As far as I can tell, the students’ plan is as follows:

  1. Build a barricade in the street
  2. Fight police
  3. ?
  4. Utopia

Much as I sympathize with these young people’s feelings, I worry that this plan is not going to be workable.

Actually, the students did have an additional step in their plan.

  1. Build a barricade in the street
  2. The people rise
  3. Students and the people fight police together
  4. ?
  5. Utopia

Now, as it happened, “the people” (the lower classes of Paris) did not “rise.” The result was that nearly all the students got killed. However, the people’s failure to rise is not the only weak point in this plan. I have a feeling that, if the people had joined the students in the streets, the result would have been that the people and the students who were fighting got killed. The people had this feeling too, which was why they stayed in their houses.

Either way, you need something in between “fight with the police” and “utopia” in order to build a better society.

You would think the characters in Les Mis would understand this. After all, France had had a bloody revolution just one generation before, when their parents were young.

As street urchin Gavroche sings in this clip, “This is the land that fought for liberty/Now when we fight, we fight for bread./Here is the thing about equality/everyone’s equal when they’re dead.”

The students are telling the people that a violent revolution will solve the problem of their being desperately poor. However, the end result of war (including revolutionary war) is more and worse poverty. When you destroy everything, what you find the next day is that everything is destroyed.

This is what James Lindsay means when he says “Communism doesn’t know how.” The “plan” that Marx presents in his “science of history” is exactly like the students’ plan:

  1. Destroy everything, and kill a bunch of people
  2. ?
  3. Utopia

This is a child’s view of how to solve problems.

Mind you, it’s quite understandable. As portrayed in Les Mis, a great mass of people in France at the time were living under horrible poverty and unjust laws that made it virtually impossible to get out of a bad situation once you had got into it. (Fantine, being abandoned by the father of her child; Valjean, being convicted of a minor crime that turned into a lifetime of parole.) So this desire to fight is not so much a political philosophy, let alone a plan, as it is an instinct. Freeze, flight, or fight.

Now wait a moment, you say. Aren’t the students in the right, here? After all, Valjean, the hero of the story and the representation of Mercy, joins them on the barricade. Doesn’t that prove that a good person would be involved in the revolution?

Not quite. Valjean joined the students on the barricade and even took some shots at the soldiers. But he did not do this because he expected the students’ “plan” to work. He went there to rescue Marius. Valjean had found out that the young student, Marius, was interested in his adopted daughter Cosette, and he was eager to get Cosette safely married to this young man, because he, Valjean, would not be able to take care of her forever.
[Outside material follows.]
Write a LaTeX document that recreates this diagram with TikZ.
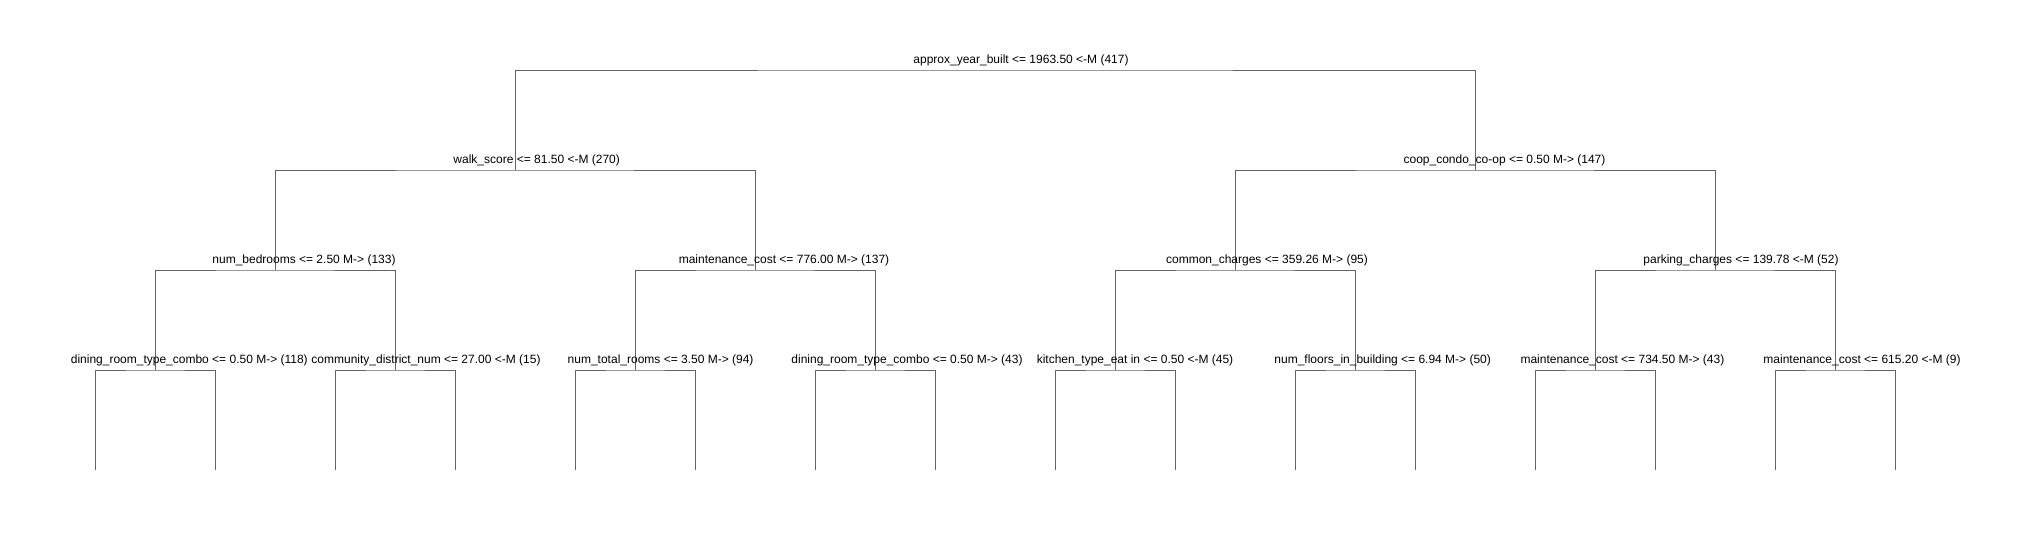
\documentclass[tikz,border=0pt]{standalone}
\usepackage{fontspec}
\setmainfont{Liberation Sans}
\definecolor{edgegray}{RGB}{100,100,100}
\begin{document}
\begin{tikzpicture}[x=1pt,y=-1pt,
  edge/.style={draw=edgegray,line width=0.9pt},
  lbl/.style={anchor=base,inner sep=0pt,font=\fontsize{12}{14}\selectfont,text=black}]
\useasboundingbox[fill=white] (0,0) rectangle (2031,540);
% tree nodes
\coordinate (r) at (995,70);
\coordinate (a) at (515,170);
\coordinate (b) at (1475,170);
\coordinate (aa) at (275,270);
\coordinate (ab) at (755,270);
\coordinate (ba) at (1235,270);
\coordinate (bb) at (1715,270);
\coordinate (aaa) at (155,370);
\coordinate (aab) at (395,370);
\coordinate (aba) at (635,370);
\coordinate (abb) at (875,370);
\coordinate (baa) at (1115,370);
\coordinate (bab) at (1355,370);
\coordinate (bba) at (1595,370);
\coordinate (bbb) at (1835,370);
\foreach \i/\x in {1/95,2/215,3/335,4/455,5/575,6/695,7/815,8/935,9/1055,10/1175,11/1295,12/1415,13/1535,14/1655,15/1775,16/1895}
  \coordinate (l\i) at (\x,470);
% connectors
\draw[edge] (a) |- (r) -| (b);
\draw[edge] (aa) |- (a) -| (ab);
\draw[edge] (ba) |- (b) -| (bb);
\draw[edge] (aaa) |- (aa) -| (aab);
\draw[edge] (aba) |- (ab) -| (abb);
\draw[edge] (baa) |- (ba) -| (bab);
\draw[edge] (bba) |- (bb) -| (bbb);
\draw[edge] (l1) |- (aaa) -| (l2);
\draw[edge] (l3) |- (aab) -| (l4);
\draw[edge] (l5) |- (aba) -| (l6);
\draw[edge] (l7) |- (abb) -| (l8);
\draw[edge] (l9) |- (baa) -| (l10);
\draw[edge] (l11) |- (bab) -| (l12);
\draw[edge] (l13) |- (bba) -| (l14);
\draw[edge] (l15) |- (bbb) -| (l16);
% labels
\node[lbl] (tr) at (1021,63.5) {approx\_year\_built <= 1963.50 <-M (417)};
\node[lbl] (ta) at (536.7,163.5) {walk\_score <= 81.50 <-M (270)};
\node[lbl] (tb) at (1504.5,163.5) {coop\_condo\_co-op <= 0.50 M-> (147)};
\node[lbl] (taa) at (304,263.5) {num\_bedrooms <= 2.50 M-> (133)};
\node[lbl] (tab) at (784,263.5) {maintenance\_cost <= 776.00 M-> (137)};
\node[lbl] (tba) at (1267,263.5) {common\_charges <= 359.26 M-> (95)};
\node[lbl] (tbb) at (1741,263.5) {parking\_charges <= 139.78 <-M (52)};
\node[lbl] (taaa) at (189.3,363.5) {dining\_room\_type\_combo <= 0.50 M-> (118)};
\node[lbl] (taab) at (426,363.5) {community\_district\_num <= 27.00 <-M (15)};
\node[lbl] (taba) at (660.6,363.5) {num\_total\_rooms <= 3.50 M-> (94)};
\node[lbl] (tabb) at (907,363.5) {dining\_room\_type\_combo <= 0.50 M-> (43)};
\node[lbl] (tbaa) at (1135,363.5) {kitchen\_type\_eat in <= 0.50 <-M (45)};
\node[lbl] (tbab) at (1382.7,363.5) {num\_floors\_in\_building <= 6.94 M-> (50)};
\node[lbl] (tbba) at (1622.4,363.5) {maintenance\_cost <= 734.50 M-> (43)};
\node[lbl] (tbbb) at (1862,363.5) {maintenance\_cost <= 615.20 <-M (9)};
\end{tikzpicture}
\end{document}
Even having just met Marius, Valjean had paternal feelings towards him, as he sings in the song “Bring Him Home.” (Another theme of Les Mis is how vulnerable a woman is when she does not have a man who is willing to marry her, as we see mostly clearly in Fantine’s dramatic fall into hell-on-earth.)

Valjean, as an older person, has spent his entire life trying to alleviate human suffering … first his own, and then, that of others. The way he has done this is to dedicate himself to God, and to save and protect individuals (especially women) whenever it is in his power to do so. Although willing, in principle, to turn himself in to the law, he eludes Javert for ten years in order to rescue and raise Cosette. This is actually how a better world is built. Men marrying women and raising children with them. Adults making sure that children, like Cosette, have steady, faithful parents to care for them. This is building. It’s the opposite of tearing everything down.
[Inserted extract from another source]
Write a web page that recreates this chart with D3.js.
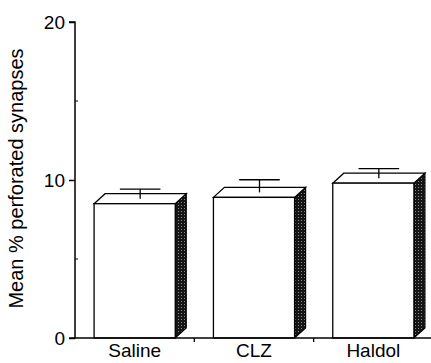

This is how Valjean fights back against the poverty and injustice in France. As an older person, he knows full well that the students, and especially the people, have a legitimate complaint. By his quiet presence in the story, he can show them a better way. He helps people one at a time, as far as his sphere of influence extends. He’s not willing to kill, or even demonize, Javert, representative of the often unjust law. “I have nothing against you. You have only done your duty.” This is very different from the Jacobin spirit of hating and wishing to kill the entire middle class.
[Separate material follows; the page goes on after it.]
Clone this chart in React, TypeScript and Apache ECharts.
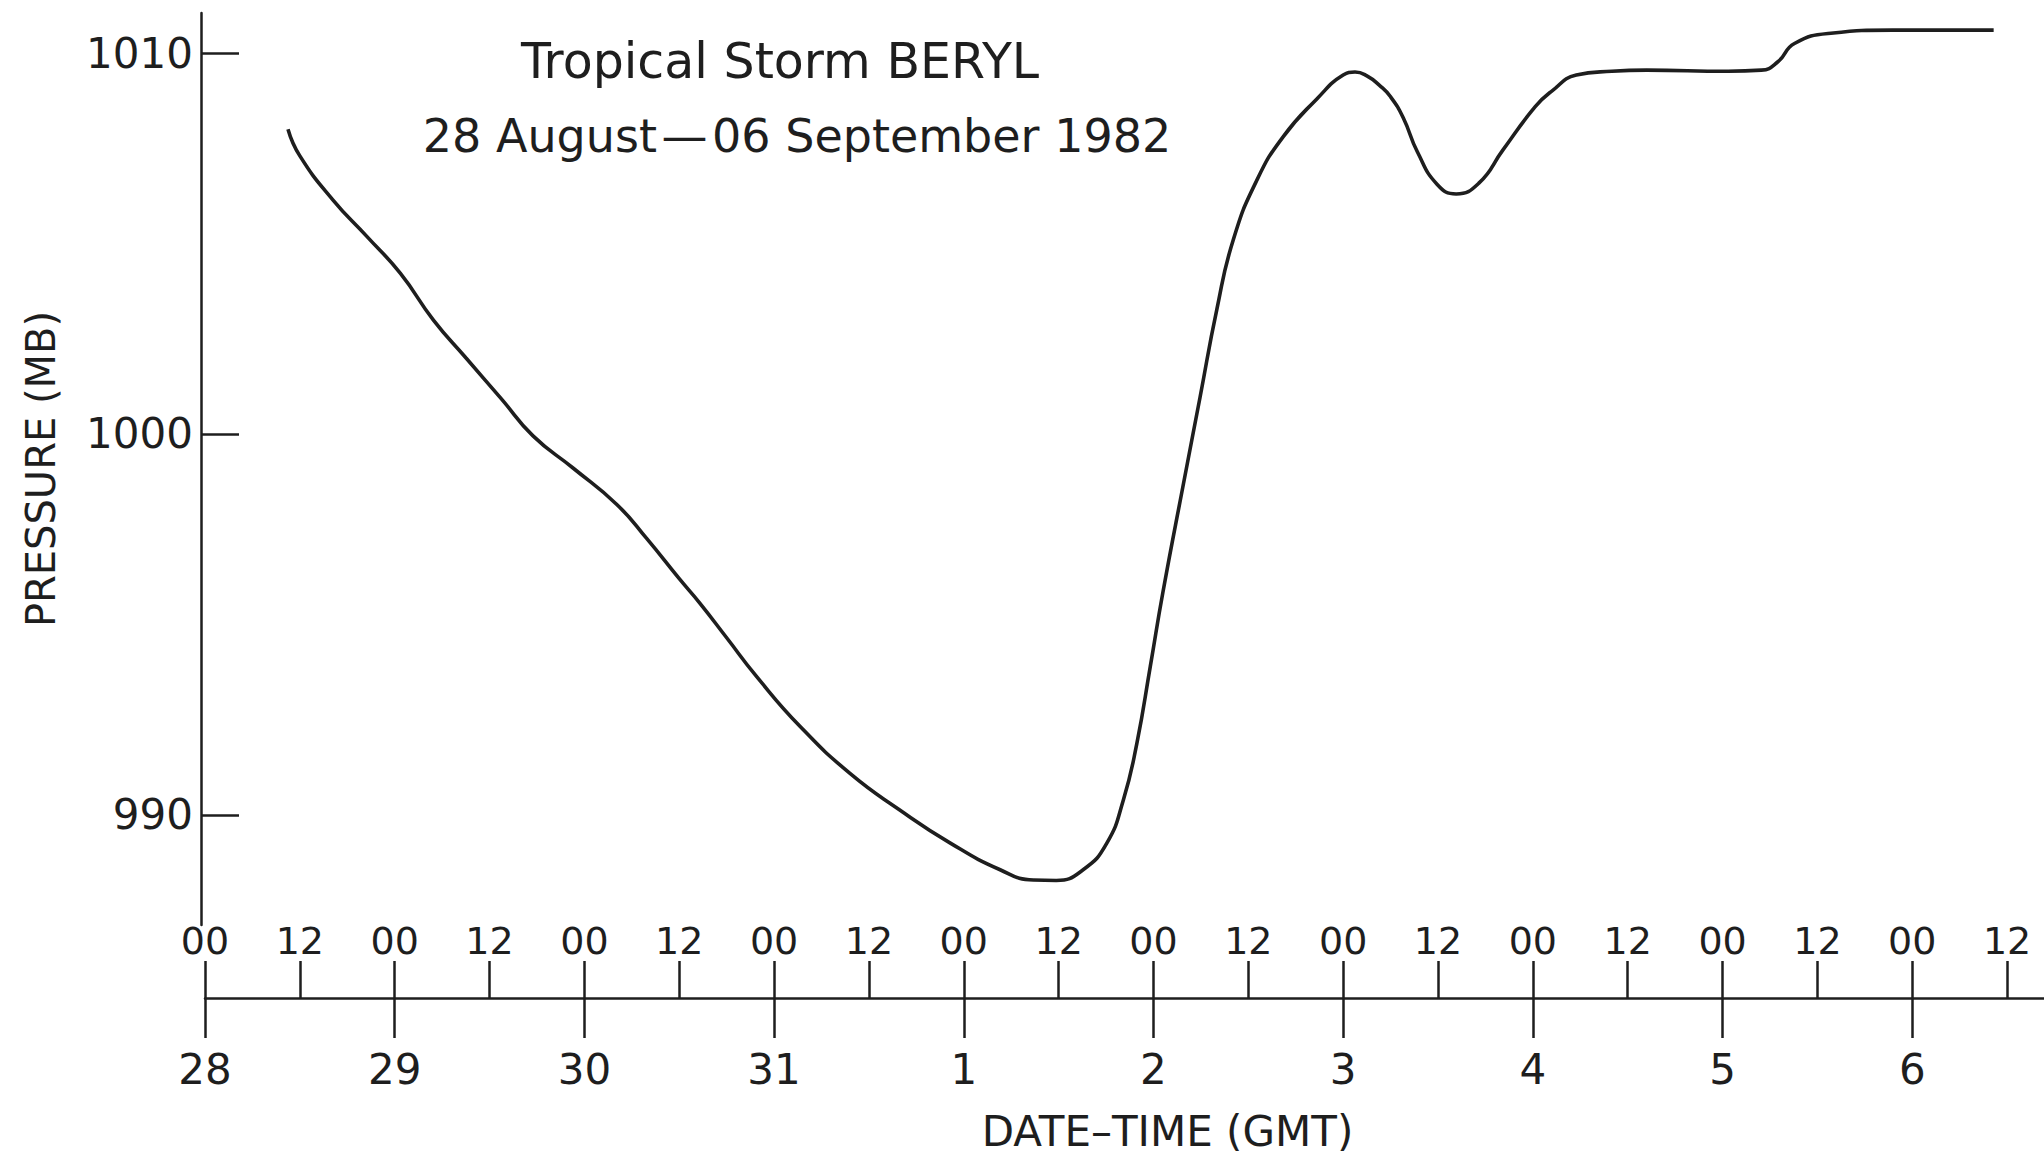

Perhaps, if you were a student, you would be unsatisfied with Valjean’s approach to saving the world because it is too modest. Valjean, after all, only saved the child of one dying prostitute. He didn’t stamp out the sex trade in France. He didn’t even put a stop to the nefarious Thenardiers. He didn’t do a big, dramatic deed that brought about Utopia. Furthermore, all of this took him a good ten years to do. He had to strive and suffer all kinds of things in order to give one young couple a good life.

I am sorry, young Jacobines, but that is the way it is. Contrary to dozens of American movies, there is almost never a big, dramatic deed that you can do which will save the world in one fell swoop. I say almost. There is never such a deed. No almost about it.

What if I told you that being quietly faithful over many years and building a stable home for your children is literally the most that any one person can do, to bring about Utopia?

Kind of disappointing, huh?

This is wisdom from an older person. This is the wisdom that Jean Valjean has to offer the students who don’t have a plan, though Valjean himself might not even realize it. And it appears, at the end of the play, that Marius has accepted Valjean’s wisdom. He marries Cosette. Marrying her, instead of abandoning her as Cosette’s father abandoned her mother, is one solid step towards building a better world.

3 thoughts on “Les Mis, and Jacobines Don’t Know How

  1. Great post Jen. I was nodding my head almost the whole way through 😀
    I suspect my younger self would have been all rah rah rah do something NOW. Ahhhh, the only cure for youth is time.

    Like

  2. For another take on this, there’s Terry Pratchett’s The Night Watch–it’s one of his grimmer, more serious works (although not without humor)–and the main character ends up concluding that he’s joining the Glorious People’s Republic of Treacle Mine Road in order to keep everyone in said republic safe and sane while the rest of the city is going insane. And then, over the course of the rest of the series (which chronologically takes place mostly before this book), works to make the rest of the city systematically better, by enforcing the existing laws and protecting the peace.

    Like

  3. “What if I told you that being quietly faithful over many years and building a stable home for your children is literally the most that any one person can do, to bring about Utopia?”

    I know what you’re saying, but —

    What if the government then takes those children from you on absurd ideological grounds? Or more generally undercuts your parental authority in ways big and small across the entire social spectrum? Being “quiet” is not always the best way.